Echoes from the dance of the elephants: A few days ago, I learned that I was the author of a chapter in a book whose existence I had previously not suspected, and that as a result, a medium-sized European publishing conglomerate had paid a not-entirely-trivial sum of money to a much larger European publishing conglomerate. This makes me feel, in a small way, like an athlete who learns that he has been traded from one team to another. Except that I don't have to move. [...] his sort of publishing has become a strange ceremonial dance among business conglomerates, the libraries of research universities, and the governments who pay the library costs. It plays almost no role at all in actual scientific and scholarly communication, at least in the fields that I work in. [...] The libraries who buy these publications are mostly, in the end, funded by taxpayers. Certainly in the U.S., the budgets of university research libraries form part of the overhead that universities charge on government research grants (which of course also pay for much if not most of the research whose results are published or reprinted in these volumes). In general, research libraries are wonderful institutions, more than worth what they cost; but the process that we're talking about is driving their costs way up, with little benefit to anyone except the publishing conglomerates. (Via Language Log.)
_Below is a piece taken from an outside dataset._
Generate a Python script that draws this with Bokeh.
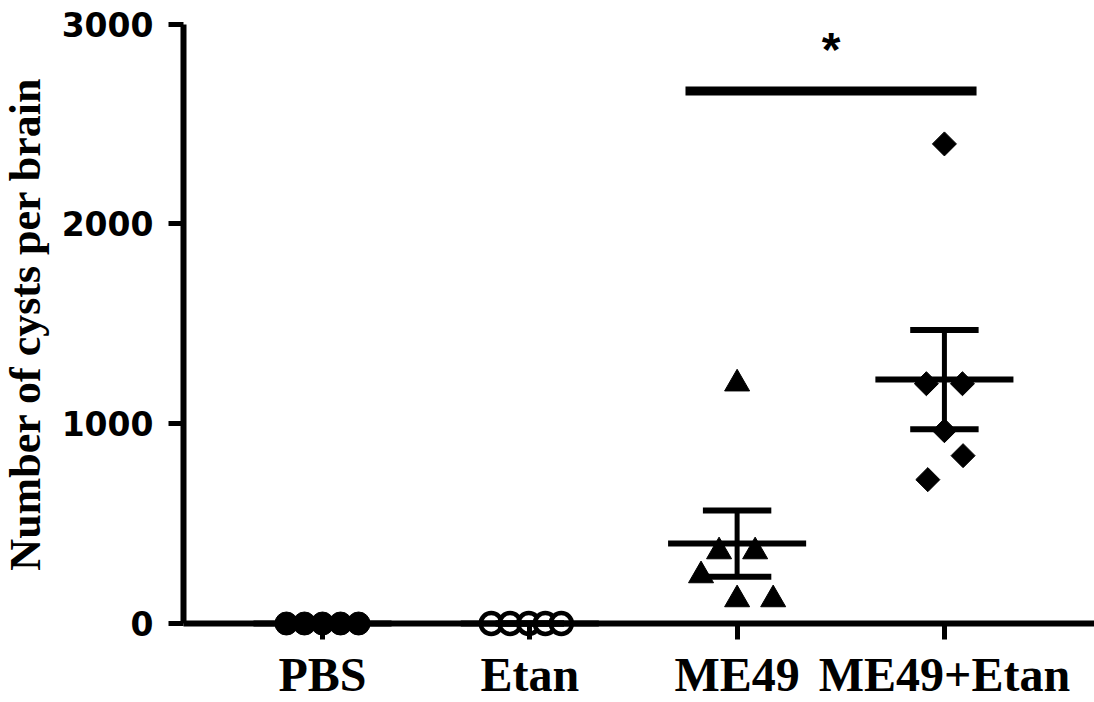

A couple of months ago, I linked to a critique of academic libraries by Clay Shirky:

Academic libraries, which in earlier days provided a service, have outsourced themselves as bouncers to publishers like Reed-Elsevier; their principal job, in the digital realm, is to prevent interested readers from gaining access to scholarly material.

Adam Corson-Finnerty from the Penn Libraries commented on my post, criticizing that "slam" on academic libraries. The Penn Libraries are outstanding, and they have been very progressive in their development and adoption of appropriate technologies, but all academic libraries have to seriously ask themselves whose interests they are serving when they continue "business as usual" with the rent-seekers in the academic publishing cartel. The example Mark discusses shows another facet of the problem. The only reason Routledge publishes such useless collections is that a few hundred sleepwalking academic librarians are willing to write a big check for a very strained acquisitions budgets. If any faculty member asks their library to buy such a wasteful collection, the librarian should push back, awkward as that might be. Libraries need to not only embrace open access, institutional archiving, and self-archiving, but lead by example and persuasion. The Penn Libraries have done more than most in these areas, but we all need to do more to retake control of the diffusion of our intellectual production.